Directive:
Give again, verbatim, the lines between the line that contains "Output the LaTeX" and the line that contains "(title) at (320,41)", counting both ends. Pictures are excluded from the copy.
= = = = = = =
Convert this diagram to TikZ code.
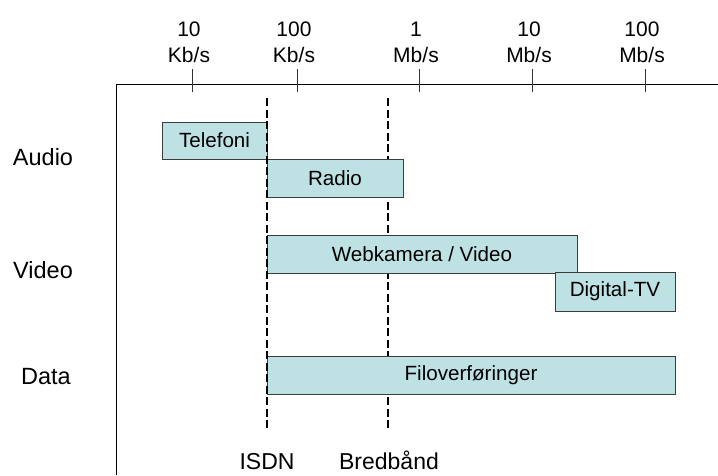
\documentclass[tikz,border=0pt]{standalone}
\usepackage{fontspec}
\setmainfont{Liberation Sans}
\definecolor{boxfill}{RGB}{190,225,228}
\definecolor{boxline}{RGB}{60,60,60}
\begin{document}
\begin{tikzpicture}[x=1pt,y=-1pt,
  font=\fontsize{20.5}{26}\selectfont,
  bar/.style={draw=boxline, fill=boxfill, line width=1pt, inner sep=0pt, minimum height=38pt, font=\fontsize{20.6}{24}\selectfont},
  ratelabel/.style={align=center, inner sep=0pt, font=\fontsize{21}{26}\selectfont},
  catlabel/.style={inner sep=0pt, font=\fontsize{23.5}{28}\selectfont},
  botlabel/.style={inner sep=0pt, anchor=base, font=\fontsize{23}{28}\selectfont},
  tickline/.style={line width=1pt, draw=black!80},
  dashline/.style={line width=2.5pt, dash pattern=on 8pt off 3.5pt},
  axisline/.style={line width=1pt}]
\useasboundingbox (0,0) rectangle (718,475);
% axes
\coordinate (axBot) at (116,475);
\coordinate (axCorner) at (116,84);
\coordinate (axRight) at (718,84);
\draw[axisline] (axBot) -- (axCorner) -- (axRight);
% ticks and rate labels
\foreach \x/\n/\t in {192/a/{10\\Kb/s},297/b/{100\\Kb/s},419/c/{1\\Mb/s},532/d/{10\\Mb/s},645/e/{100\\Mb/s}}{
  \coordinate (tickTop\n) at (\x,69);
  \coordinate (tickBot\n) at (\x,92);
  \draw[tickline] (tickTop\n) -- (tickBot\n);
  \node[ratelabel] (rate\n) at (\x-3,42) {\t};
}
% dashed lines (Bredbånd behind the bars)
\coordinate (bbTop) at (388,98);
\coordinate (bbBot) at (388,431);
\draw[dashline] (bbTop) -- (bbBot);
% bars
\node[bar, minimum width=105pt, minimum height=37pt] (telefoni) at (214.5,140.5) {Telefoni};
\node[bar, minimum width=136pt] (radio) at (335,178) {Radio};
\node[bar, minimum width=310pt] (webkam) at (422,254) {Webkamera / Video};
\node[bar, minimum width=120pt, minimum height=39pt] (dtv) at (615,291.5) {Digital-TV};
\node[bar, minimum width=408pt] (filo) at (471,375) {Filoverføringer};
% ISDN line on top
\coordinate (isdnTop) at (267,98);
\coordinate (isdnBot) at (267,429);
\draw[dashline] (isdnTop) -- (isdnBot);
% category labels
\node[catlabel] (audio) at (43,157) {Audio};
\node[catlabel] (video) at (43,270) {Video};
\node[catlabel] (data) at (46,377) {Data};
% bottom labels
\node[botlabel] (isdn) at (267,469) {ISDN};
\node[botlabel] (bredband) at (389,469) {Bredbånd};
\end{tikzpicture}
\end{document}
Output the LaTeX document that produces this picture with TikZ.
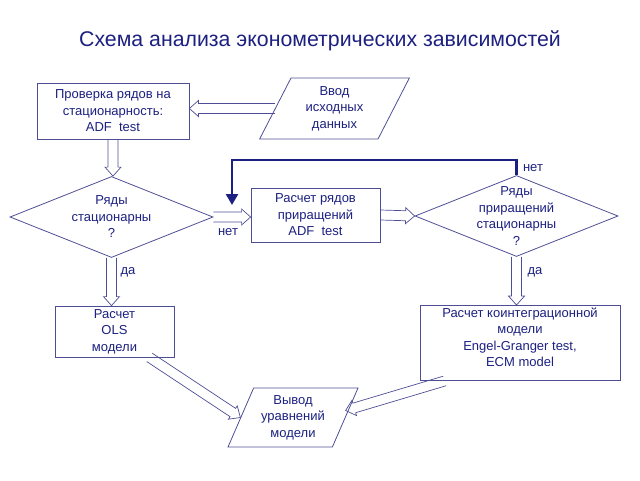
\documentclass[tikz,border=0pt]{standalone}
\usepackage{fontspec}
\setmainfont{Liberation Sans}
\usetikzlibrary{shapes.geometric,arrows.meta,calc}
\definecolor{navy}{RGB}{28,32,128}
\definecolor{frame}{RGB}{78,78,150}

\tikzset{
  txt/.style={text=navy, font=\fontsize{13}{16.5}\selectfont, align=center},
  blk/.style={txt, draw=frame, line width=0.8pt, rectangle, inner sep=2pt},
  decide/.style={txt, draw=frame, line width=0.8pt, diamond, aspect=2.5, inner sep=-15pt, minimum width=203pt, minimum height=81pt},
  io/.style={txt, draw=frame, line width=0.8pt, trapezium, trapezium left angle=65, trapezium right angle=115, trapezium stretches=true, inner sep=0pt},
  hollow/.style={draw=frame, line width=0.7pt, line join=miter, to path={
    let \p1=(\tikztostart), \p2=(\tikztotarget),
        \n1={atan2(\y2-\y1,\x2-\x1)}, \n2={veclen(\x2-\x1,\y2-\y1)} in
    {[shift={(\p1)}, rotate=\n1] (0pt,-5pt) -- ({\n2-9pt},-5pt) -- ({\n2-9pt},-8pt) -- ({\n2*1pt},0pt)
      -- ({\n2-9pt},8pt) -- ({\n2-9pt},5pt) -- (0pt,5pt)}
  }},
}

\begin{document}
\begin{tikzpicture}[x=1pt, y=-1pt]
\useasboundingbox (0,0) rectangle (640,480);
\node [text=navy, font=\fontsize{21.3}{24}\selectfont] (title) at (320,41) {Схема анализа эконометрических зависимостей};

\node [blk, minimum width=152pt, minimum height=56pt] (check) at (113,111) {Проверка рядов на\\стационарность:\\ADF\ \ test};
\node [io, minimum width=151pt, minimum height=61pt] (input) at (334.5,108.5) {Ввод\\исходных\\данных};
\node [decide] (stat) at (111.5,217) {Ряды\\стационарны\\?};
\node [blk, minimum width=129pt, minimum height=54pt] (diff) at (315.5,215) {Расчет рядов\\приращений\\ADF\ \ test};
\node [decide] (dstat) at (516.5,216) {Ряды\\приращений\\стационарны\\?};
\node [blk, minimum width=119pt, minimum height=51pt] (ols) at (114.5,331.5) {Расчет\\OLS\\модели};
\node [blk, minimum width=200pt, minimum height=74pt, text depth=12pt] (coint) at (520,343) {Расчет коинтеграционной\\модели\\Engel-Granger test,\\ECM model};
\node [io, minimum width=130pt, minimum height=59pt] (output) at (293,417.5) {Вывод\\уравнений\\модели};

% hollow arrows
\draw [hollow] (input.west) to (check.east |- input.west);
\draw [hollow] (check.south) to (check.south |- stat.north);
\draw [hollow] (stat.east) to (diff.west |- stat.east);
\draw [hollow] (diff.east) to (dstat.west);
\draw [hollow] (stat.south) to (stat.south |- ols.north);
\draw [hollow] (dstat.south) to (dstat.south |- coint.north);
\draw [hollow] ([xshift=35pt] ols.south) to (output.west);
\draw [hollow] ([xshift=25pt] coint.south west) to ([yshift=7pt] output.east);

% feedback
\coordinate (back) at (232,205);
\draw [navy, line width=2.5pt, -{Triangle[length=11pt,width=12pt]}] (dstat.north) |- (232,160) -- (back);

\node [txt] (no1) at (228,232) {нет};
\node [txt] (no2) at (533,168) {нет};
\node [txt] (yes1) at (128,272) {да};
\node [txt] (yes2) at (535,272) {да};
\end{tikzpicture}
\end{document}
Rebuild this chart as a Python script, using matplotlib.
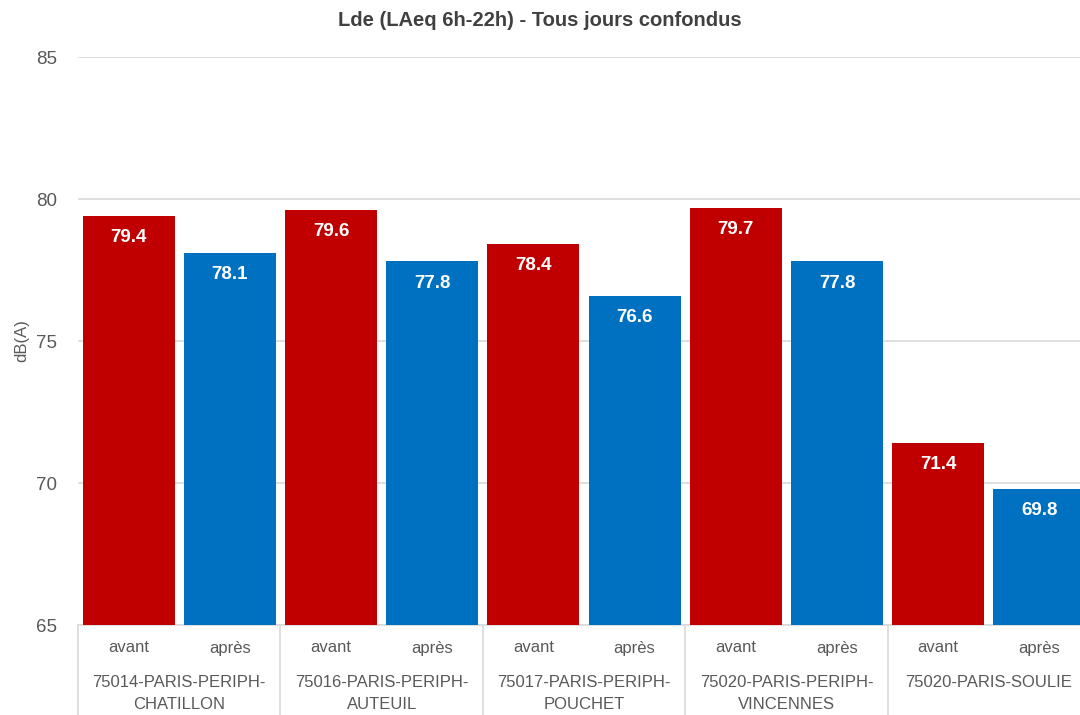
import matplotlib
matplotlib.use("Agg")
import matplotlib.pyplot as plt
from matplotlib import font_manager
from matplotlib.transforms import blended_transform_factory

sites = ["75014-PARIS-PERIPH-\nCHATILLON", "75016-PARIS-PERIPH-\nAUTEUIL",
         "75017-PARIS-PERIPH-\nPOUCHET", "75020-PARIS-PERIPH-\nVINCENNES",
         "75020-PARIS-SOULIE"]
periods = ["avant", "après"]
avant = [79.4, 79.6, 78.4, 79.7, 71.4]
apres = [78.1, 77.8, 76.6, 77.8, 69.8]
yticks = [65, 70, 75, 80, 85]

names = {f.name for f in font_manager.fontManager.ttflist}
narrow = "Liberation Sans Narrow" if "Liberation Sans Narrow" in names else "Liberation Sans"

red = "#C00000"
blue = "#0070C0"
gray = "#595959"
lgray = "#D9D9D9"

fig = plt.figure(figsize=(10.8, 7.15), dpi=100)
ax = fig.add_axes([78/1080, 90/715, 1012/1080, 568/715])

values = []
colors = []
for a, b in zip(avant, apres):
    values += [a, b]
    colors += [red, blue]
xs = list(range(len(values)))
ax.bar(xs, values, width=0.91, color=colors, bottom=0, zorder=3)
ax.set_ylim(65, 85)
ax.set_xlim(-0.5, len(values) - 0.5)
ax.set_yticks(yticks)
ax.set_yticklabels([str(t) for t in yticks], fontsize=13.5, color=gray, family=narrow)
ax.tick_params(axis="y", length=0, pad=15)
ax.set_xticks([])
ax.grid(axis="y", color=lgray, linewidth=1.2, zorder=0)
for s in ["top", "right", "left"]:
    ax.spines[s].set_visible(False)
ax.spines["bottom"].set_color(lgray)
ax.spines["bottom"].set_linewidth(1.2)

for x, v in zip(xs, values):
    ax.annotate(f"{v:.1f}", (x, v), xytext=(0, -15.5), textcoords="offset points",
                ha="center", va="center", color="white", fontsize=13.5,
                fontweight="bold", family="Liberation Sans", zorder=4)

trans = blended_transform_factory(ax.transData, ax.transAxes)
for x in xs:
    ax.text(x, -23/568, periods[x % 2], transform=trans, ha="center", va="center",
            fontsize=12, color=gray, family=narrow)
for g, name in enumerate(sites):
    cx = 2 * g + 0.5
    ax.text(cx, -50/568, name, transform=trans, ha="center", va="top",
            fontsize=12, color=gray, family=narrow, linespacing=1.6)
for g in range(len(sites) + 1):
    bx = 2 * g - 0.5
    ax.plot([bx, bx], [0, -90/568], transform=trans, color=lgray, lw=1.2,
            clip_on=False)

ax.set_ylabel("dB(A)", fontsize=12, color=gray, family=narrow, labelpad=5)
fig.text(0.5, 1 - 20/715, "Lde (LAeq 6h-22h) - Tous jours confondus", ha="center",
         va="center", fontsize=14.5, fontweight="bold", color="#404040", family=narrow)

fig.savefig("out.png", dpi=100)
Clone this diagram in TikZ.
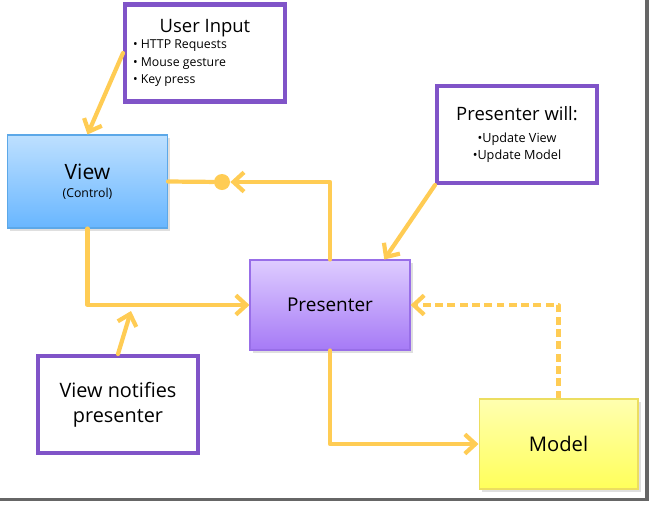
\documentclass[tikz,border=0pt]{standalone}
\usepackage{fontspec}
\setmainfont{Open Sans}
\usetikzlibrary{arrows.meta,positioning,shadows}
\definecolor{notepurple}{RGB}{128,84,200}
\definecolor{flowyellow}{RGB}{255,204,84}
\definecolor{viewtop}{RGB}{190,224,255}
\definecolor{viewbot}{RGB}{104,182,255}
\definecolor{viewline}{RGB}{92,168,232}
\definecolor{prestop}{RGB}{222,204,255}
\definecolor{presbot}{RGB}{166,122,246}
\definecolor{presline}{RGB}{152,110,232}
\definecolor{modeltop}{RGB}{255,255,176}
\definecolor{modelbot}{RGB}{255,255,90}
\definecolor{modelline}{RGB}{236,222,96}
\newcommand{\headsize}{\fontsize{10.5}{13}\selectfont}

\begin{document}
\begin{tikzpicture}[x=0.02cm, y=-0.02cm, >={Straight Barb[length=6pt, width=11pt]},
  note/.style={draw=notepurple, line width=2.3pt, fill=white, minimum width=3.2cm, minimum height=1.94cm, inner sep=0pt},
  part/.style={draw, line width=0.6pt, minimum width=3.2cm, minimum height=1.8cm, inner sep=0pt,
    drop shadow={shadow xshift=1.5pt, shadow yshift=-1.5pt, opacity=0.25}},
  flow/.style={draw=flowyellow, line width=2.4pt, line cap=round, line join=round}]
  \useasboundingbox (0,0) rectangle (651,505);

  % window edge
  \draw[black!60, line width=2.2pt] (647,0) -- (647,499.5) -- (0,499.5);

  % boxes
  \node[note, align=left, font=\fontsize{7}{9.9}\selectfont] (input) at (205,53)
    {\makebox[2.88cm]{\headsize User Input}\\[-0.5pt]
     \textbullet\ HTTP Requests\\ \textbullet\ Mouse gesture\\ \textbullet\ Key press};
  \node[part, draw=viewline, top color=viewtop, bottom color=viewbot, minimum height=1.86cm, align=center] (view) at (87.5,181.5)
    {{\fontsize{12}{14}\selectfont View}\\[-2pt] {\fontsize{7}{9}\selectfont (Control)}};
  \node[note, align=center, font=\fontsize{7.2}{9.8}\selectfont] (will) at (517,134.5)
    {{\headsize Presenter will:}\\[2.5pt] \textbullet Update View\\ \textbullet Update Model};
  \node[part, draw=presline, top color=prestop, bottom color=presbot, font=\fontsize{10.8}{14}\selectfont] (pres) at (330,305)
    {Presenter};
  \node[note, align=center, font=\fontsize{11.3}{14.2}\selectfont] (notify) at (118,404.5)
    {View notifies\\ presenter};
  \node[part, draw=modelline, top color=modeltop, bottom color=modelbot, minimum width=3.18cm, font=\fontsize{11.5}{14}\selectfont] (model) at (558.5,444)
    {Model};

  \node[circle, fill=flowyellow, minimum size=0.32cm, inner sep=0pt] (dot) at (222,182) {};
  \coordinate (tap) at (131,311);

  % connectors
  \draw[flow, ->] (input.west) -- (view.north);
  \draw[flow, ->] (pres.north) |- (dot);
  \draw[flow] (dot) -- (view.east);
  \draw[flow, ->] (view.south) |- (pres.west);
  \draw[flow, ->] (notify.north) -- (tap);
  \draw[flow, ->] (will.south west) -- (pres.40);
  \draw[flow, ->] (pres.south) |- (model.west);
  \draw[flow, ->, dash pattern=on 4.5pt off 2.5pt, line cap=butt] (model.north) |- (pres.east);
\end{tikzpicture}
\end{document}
= = = = = = =
Reply to the exercise:
Output the LaTeX document that produces this picture with TikZ.
\documentclass[tikz,border=0pt]{standalone}
\usepackage{fontspec}
\setmainfont{Liberation Sans}
\usetikzlibrary{shapes.geometric,arrows.meta,calc}
\definecolor{navy}{RGB}{28,32,128}
\definecolor{frame}{RGB}{78,78,150}

\tikzset{
  txt/.style={text=navy, font=\fontsize{13}{16.5}\selectfont, align=center},
  blk/.style={txt, draw=frame, line width=0.8pt, rectangle, inner sep=2pt},
  decide/.style={txt, draw=frame, line width=0.8pt, diamond, aspect=2.5, inner sep=-15pt, minimum width=203pt, minimum height=81pt},
  io/.style={txt, draw=frame, line width=0.8pt, trapezium, trapezium left angle=65, trapezium right angle=115, trapezium stretches=true, inner sep=0pt},
  hollow/.style={draw=frame, line width=0.7pt, line join=miter, to path={
    let \p1=(\tikztostart), \p2=(\tikztotarget),
        \n1={atan2(\y2-\y1,\x2-\x1)}, \n2={veclen(\x2-\x1,\y2-\y1)} in
    {[shift={(\p1)}, rotate=\n1] (0pt,-5pt) -- ({\n2-9pt},-5pt) -- ({\n2-9pt},-8pt) -- ({\n2*1pt},0pt)
      -- ({\n2-9pt},8pt) -- ({\n2-9pt},5pt) -- (0pt,5pt)}
  }},
}

\begin{document}
\begin{tikzpicture}[x=1pt, y=-1pt]
\useasboundingbox (0,0) rectangle (640,480);
\node [text=navy, font=\fontsize{21.3}{24}\selectfont] (title) at (320,41) {Схема анализа эконометрических зависимостей};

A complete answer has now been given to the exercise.